Two French films, both exploring the nature of the erotic charge and its impact on characters whose well-being is off balance. One leaves things mostly unsaid, with its leads barely expressing what’s hanging in the air. The other leaves nothing hanging in the air.
In Q, Cécile (Déborah Révy) gets on with it. Fetching up in nowhere-ville, France, after the death of her father, she’s looking to fill an empty space and create sexual havoc in her wake. Cécile needs conformation that the men she comes across are affected by her. She also needs to make the younger Alice (Hélène Zimmer) aware it’s okay to follow her sexual desire despite her repressive parents, giving her a hands-on, inhibition-busting tutorial in a lavatory.
You want single school ma’am Véronique Chambon and earthy, married builder Jean to get on with it
Chopping the film into chapters, a framing device depicts the female characters in a shower, naked from their shoulders down, verbally dissecting men. They could have done this clothed, perhaps in a coffee shop, but that’s not director Laurent Bouhnik’s style. Despite the nudity and real-but-acted sexual interaction, Q is, at its heart, a direct examination of loss, its effects and the act of moving on. But the affectations distract.
Watch the trailer for Q (contains nudity)
Mademoiselle Chambon (****), though, is long on longueur, with director Stéphane Brizé deftly managing the subtle dynamics of an unexpected frisson. As theartsdesk has already noted, you want single school ma’am Véronique Chambon (Sandrine Kiberlain) and earthy, married builder Jean (Vincent Lindon) to get on with it. Even so, it's easy to submit to its mood.

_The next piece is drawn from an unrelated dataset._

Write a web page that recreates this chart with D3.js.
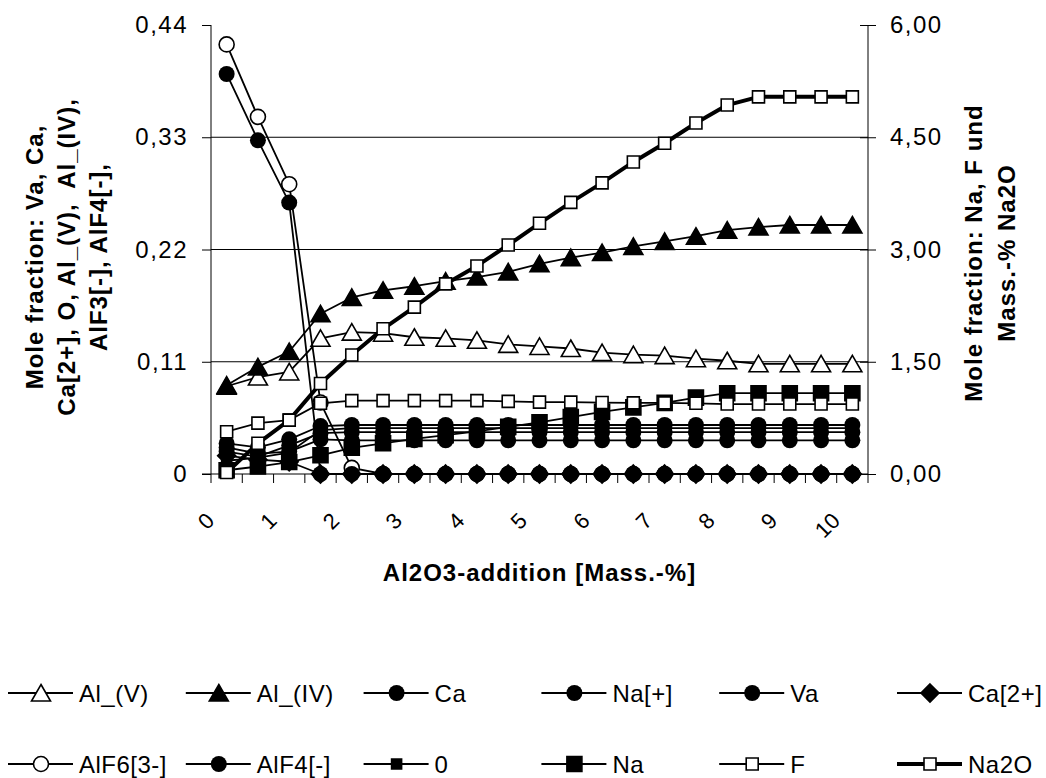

Both films have other shortcomings. With Q, the sex and nudity don't matter and add little. More problematic are several portrayals that are ciphers. Révy carries the film while Zimmer does what she needs to, but otherwise everyone is hardly more than surface, generating little with which to engage when Révy is elsewhere. In Mademoiselle Chambon, Lindon doesn’t bed in because – from the British perspective – he’s ubiquitous in French film and therefore it's increasingly hard to see him afresh. Following Mademoiselle Chambon, Kiberlain completed The Bird, playing pretty much the same damaged, searching character. Don’t see it before Mademoiselle Chambon; it undercuts some of the empathy for Véronique Chambon.
Each DVD is well served by extras, including interviews with the directors. Q has cast interviews and Mademoiselle Chambon some superfluous deleted scenes. Both films challenge in different ways but, despite the reservations, spin their web.